Gordon Lightfoot would have been quite familiar with Detroit, having already made the trip down from Toronto a few times, even performing at The Living End, which was just around the corner from the riot's 12th Street epicentre. Like many Canadians, he most certainly would have seen the news footage of Detroit with tanks and soldiers patrolling the streets, smoke billowing from buildings in various parts of the city, and of course, the eerie footage after things had died down of block after bewildering block burnt to an unrecognizable crisp.

'Black Day in July' was released the following spring when the embers of that horrible day still smouldered in the hearts of Detroiters. It was an uncharacteristic cry of protest from a singer mostly known for wistful ballads and love songs.
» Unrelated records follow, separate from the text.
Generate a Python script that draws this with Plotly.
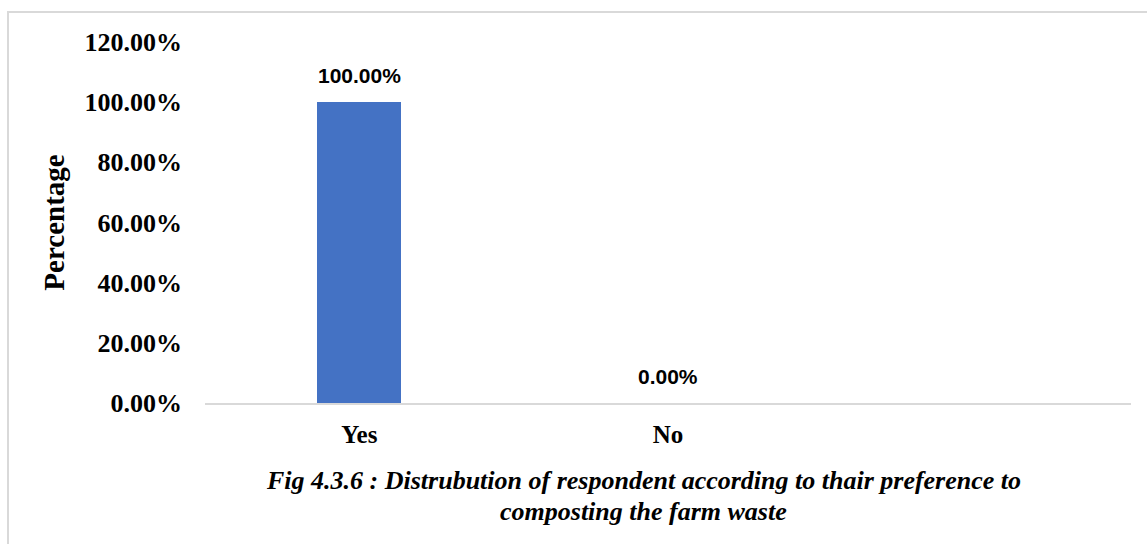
import plotly.graph_objects as go

# Survey responses: share of respondents who prefer composting farm waste
categories = ["Yes", "No"]
percentages = [100.0, 0.0]
y_ticks = [0, 20, 40, 60, 80, 100, 120]

caption_lines = [
    "Fig 4.3.6 : Distrubution of respondent according to thair preference to",
    "composting the farm waste",
]

BAR_COLOR = "#4472C4"
GRID_GREY = "#d9d9d9"
SERIF = "Liberation Serif, Times New Roman, serif"
SANS = "Liberation Sans, Arial, sans-serif"

W, H = 1147, 544
L, R, T, B = 205, 16, 42, 141
plot_w = W - L - R
plot_h = H - T - B


def px_to_paper_x(px):
    return (px - L) / plot_w


def px_to_paper_y(py):
    return ((H - B) - py) / plot_h


fig = go.Figure()
fig.add_trace(go.Bar(
    x=categories,
    y=percentages,
    marker=dict(color=BAR_COLOR, line=dict(width=0)),
    width=0.272,
    showlegend=False,
    hoverinfo="skip",
))

# value labels above each bar
for cat, val in zip(categories, percentages):
    fig.add_annotation(
        x=cat, y=val, xref="x", yref="y",
        text=f"<b>{val:.2f}%</b>",
        showarrow=False, yanchor="bottom", yshift=13,
        font=dict(family=SANS, size=21, color="#000000"),
    )

# two-line caption below the axis, stacked either side of one baseline
caption_split = px_to_paper_y(496)
for line, anchor in zip(caption_lines, ["bottom", "top"]):
    fig.add_annotation(
        x=px_to_paper_x(643), y=caption_split,
        xref="paper", yref="paper",
        text=f"<b><i>{line}</i></b>",
        showarrow=False, xanchor="center", yanchor=anchor,
        borderpad=0,
        font=dict(family=SERIF, size=26, color="#000000"),
    )

# outer chart border
fig.add_shape(
    type="rect", xref="paper", yref="paper",
    x0=px_to_paper_x(8), x1=1.2,
    y0=-0.6, y1=px_to_paper_y(12),
    line=dict(color=GRID_GREY, width=2),
    fillcolor="rgba(0,0,0,0)", layer="below",
)

fig.update_layout(
    width=W, height=H,
    margin=dict(l=L, r=R, t=T, b=B, autoexpand=False),
    paper_bgcolor="white", plot_bgcolor="white",
    bargap=0,
)

fig.update_xaxes(
    type="category",
    range=[-0.5, 2.5],
    showline=True, linecolor=GRID_GREY, linewidth=2,
    showgrid=False, zeroline=False,
    ticks="", ticklabelstandoff=8,
    tickfont=dict(family=SERIF, size=25, color="#000000"),
    tickprefix="<b>", ticksuffix="</b>",
)

fig.update_yaxes(
    range=[0, 120],
    tickvals=y_ticks,
    ticktext=[f"<b>{v:.2f}%</b>" for v in y_ticks],
    showline=False, showgrid=False, zeroline=False,
    ticks="", ticklabelstandoff=22,
    tickfont=dict(family=SERIF, size=26, color="#000000"),
    title=dict(text="<b>Percentage</b>", standoff=11,
               font=dict(family=SERIF, size=29, color="#000000")),
    automargin=False,
)

fig.write_html("out.html")
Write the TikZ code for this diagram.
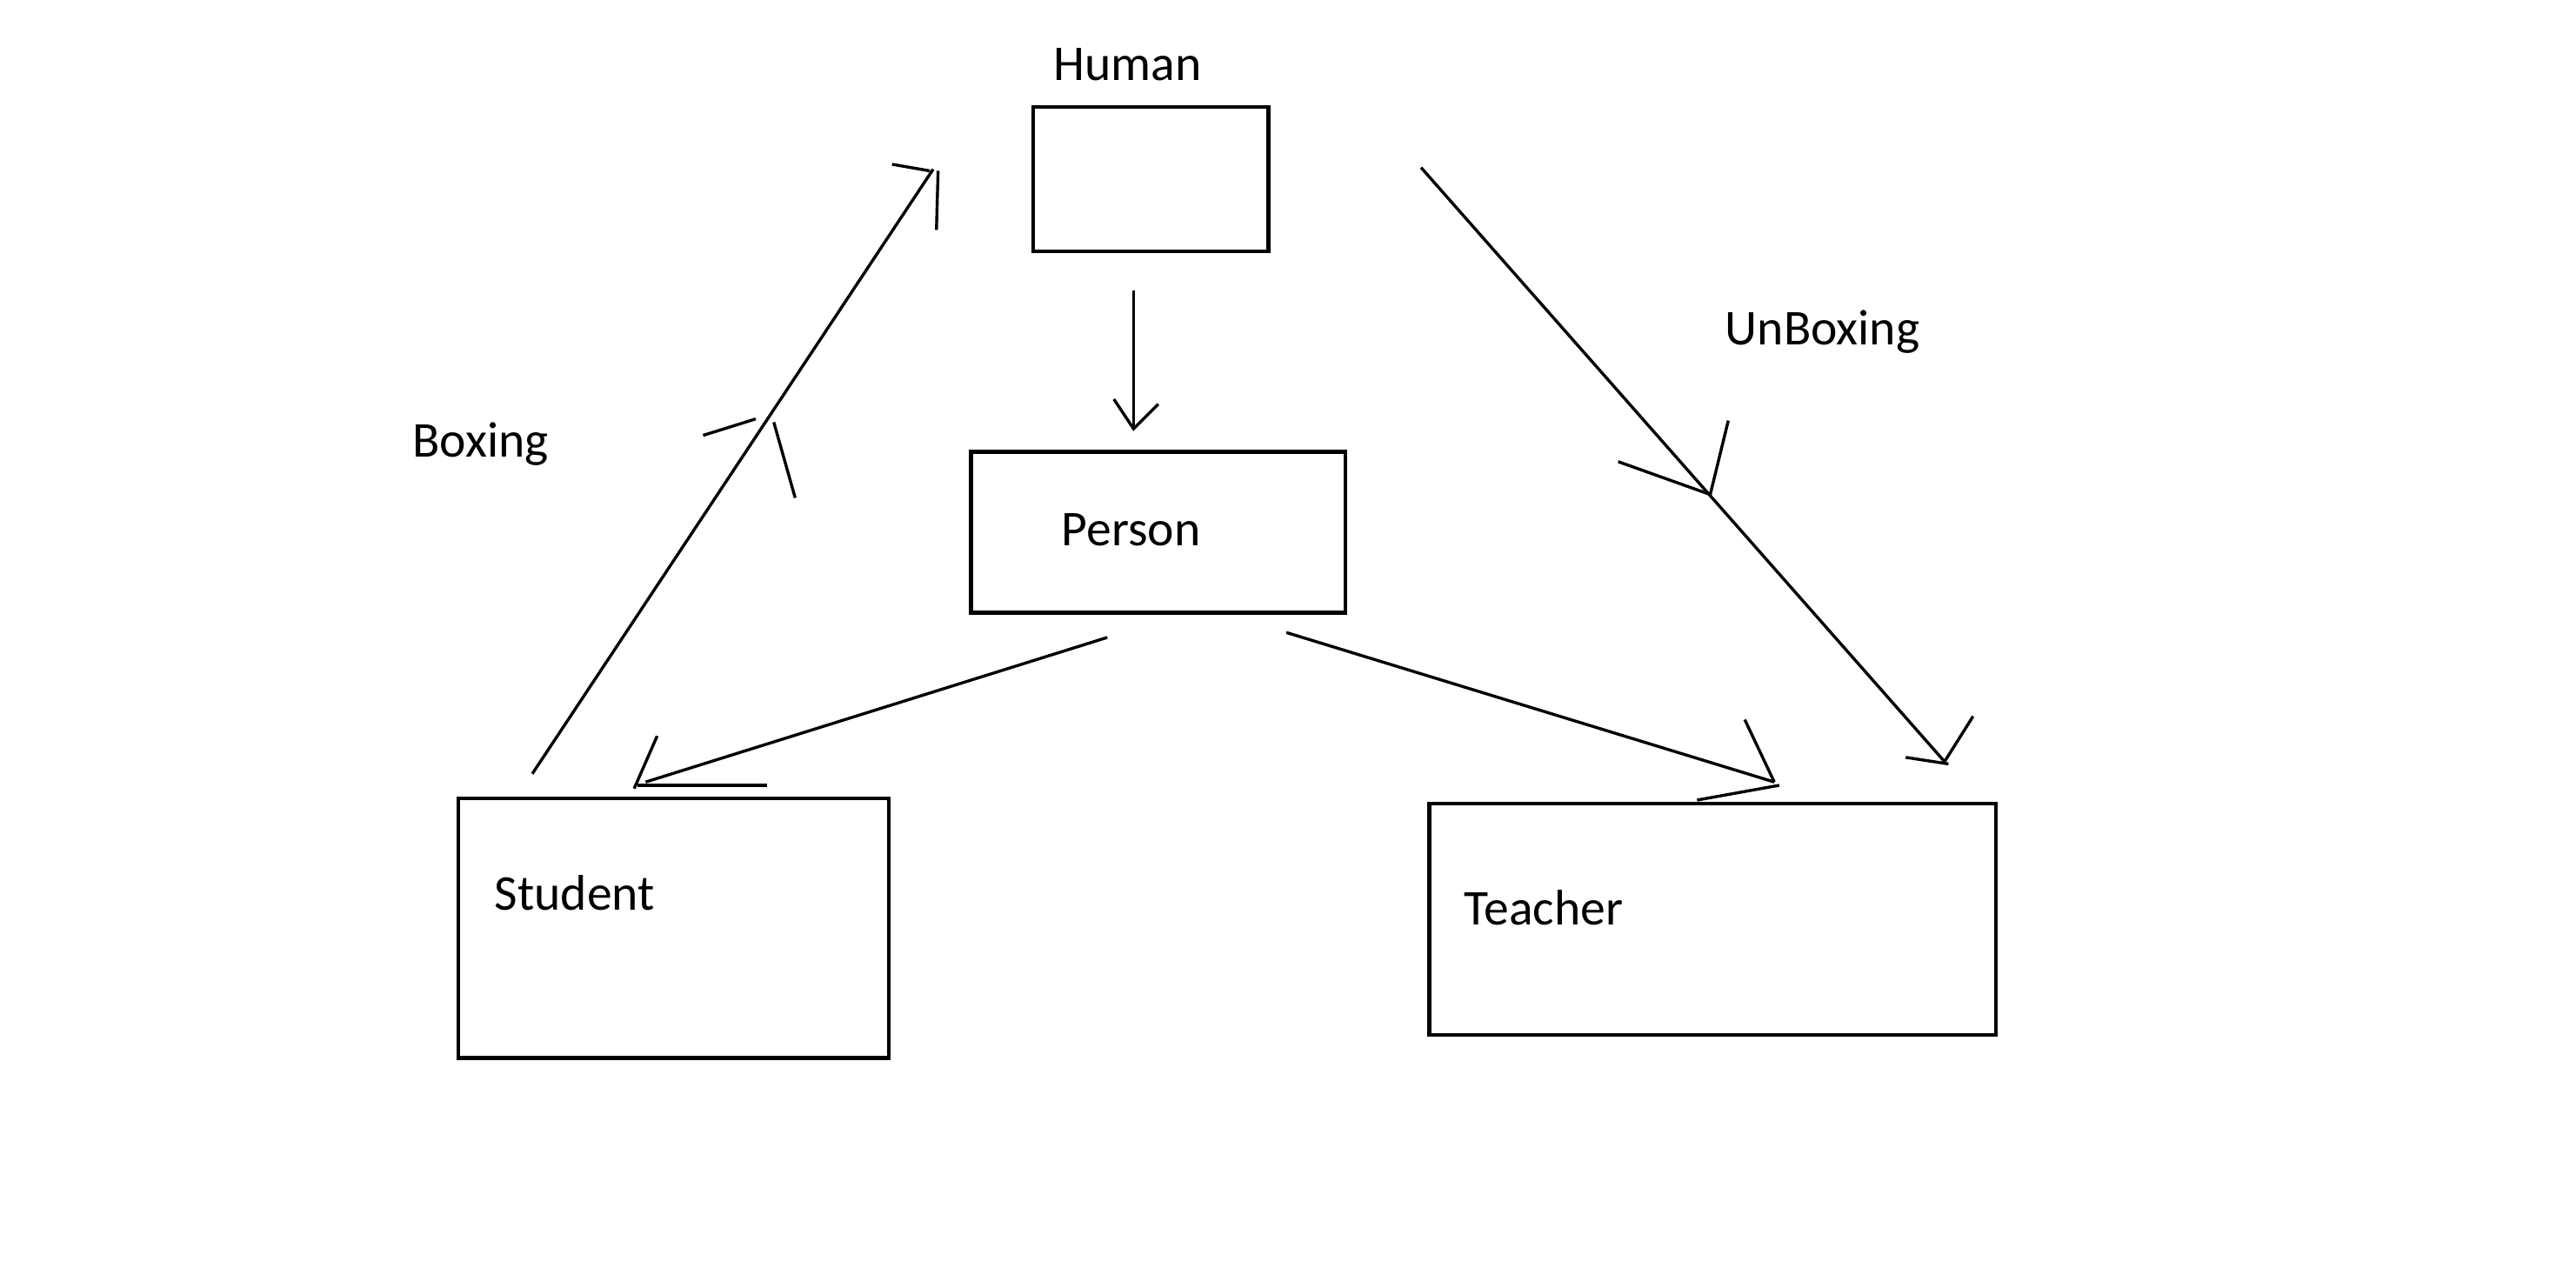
\documentclass[tikz,border=0pt]{standalone}
\usepackage{fontspec}
\setmainfont{Carlito}
\begin{document}
\begin{tikzpicture}[x=1pt,y=-1pt,
  box/.style={draw=black,line width=2.3pt,minimum width=#1,inner sep=0pt},
  lbl/.style={anchor=base west,inner sep=0pt,font=\fontsize{30.5}{36}\selectfont},
  ln/.style={line width=1.8pt,draw=black}]
\useasboundingbox (0,0) rectangle (1568,771.3);
% boxes
\node[box=143pt,minimum height=88pt] (human) at (700.5,109) {};
\node[box=228pt,minimum height=98pt] (person) at (705,324) {};
\node[box=262pt,minimum height=158pt] (student) at (410,565) {};
\node[box=345pt,minimum height=141pt] (teacher) at (1042.5,559.5) {};
% labels
\node[lbl] (thuman) at (641,49) {Human};
\node[lbl] (tperson) at (646,332) {Person};
\node[lbl] (tstudent) at (301,554) {Student};
\node[lbl] (tteacher) at (891,563) {Teacher};
\node[lbl] (tboxing) at (251,278) {Boxing};
\node[lbl] (tunboxing) at (1050,210) {UnBoxing};
% coordinates
\coordinate (h1) at (690,177);
\coordinate (h2) at (690,261);
\coordinate (ps1) at (674,388);
\coordinate (ps2) at (393,476);
\coordinate (pt1) at (783,385);
\coordinate (pt2) at (1080,476);
\coordinate (b1) at (324,471);
\coordinate (b2) at (568,103);
\coordinate (bm) at (464,257);
\coordinate (u1) at (865,102);
\coordinate (u2) at (1184,464);
\coordinate (um) at (1041,301);
% connectors
\draw[ln] (h1) -- (h2);
\draw[ln] (678,243) -- (h2) -- (705,246);
\draw[ln] (ps1) -- (ps2);
\draw[ln] (400,448) -- (386,480);
\draw[ln] (388,478) -- (467,478);
\draw[ln] (pt1) -- (pt2);
\draw[ln] (1062,438) -- (1080,476);
\draw[ln] (1033,487) -- (1083,478);
\draw[ln] (b1) -- (b2);
\draw[ln] (543,100) -- (566,104);
\draw[ln] (571,104) -- (570,140);
\draw[ln] (428,265) -- (460,255);
\draw[ln] (471,257) -- (484,303);
\draw[ln] (u1) -- (u2);
\draw[ln] (985,281) -- (um) -- (1052,256);
\draw[ln] (1160,461) -- (1186,465);
\draw[ln] (1184,463) -- (1201,436);
\end{tikzpicture}
\end{document}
Lyrically, 'Black Day in July' was potent as hell, with lines like "Motor city madness has touched the countryside / and the people rise in anger / and the streets begin to fill. / And there's gunfire from the rooftops / and the blood begins to spill. / Black day in July". 'Black Day in July' seemed destined to be Lightfoot's first hit south of the border until, that is, another fateful night, this time on March 29, 1968.

"When I first started doing it, a lot of stations were playing it," he explained back then in a CBC radio interview. "What happened was Martin Luther King got assassinated in the middle of all this and I guess it would be too much to play a record like that." For Lightfoot, however, 'Black Day in July' was never meant to be provocative or incendiary. "Ten miles from the riot area, there's a lot of people who don't care at all. Just keep it downtown and don't bother me with it," he said. "When you get in my position, you're singing to a lot of people. You get out and try and do something constructive, you know, about caring."

Today the streets of the Motor City, or the 'D' as it is now called, are desolate and emptied of population, the result of forty years of "white flight" to the suburbs, most certainly exacerbated by those events that hot July night all those years ago. Detroit's contribution to world culture, especially its musical history, is undisputed. Unfortunately, for most people who have never been there, the place is nothing more than a cool brand, or at best an enduring myth. But for the gritty folk who make the city their home, it is more the reality that endures, one that is not always pleasant. Still, the old wounds seem to finally be healing and if you look hard enough, you can almost see that phoenix rising.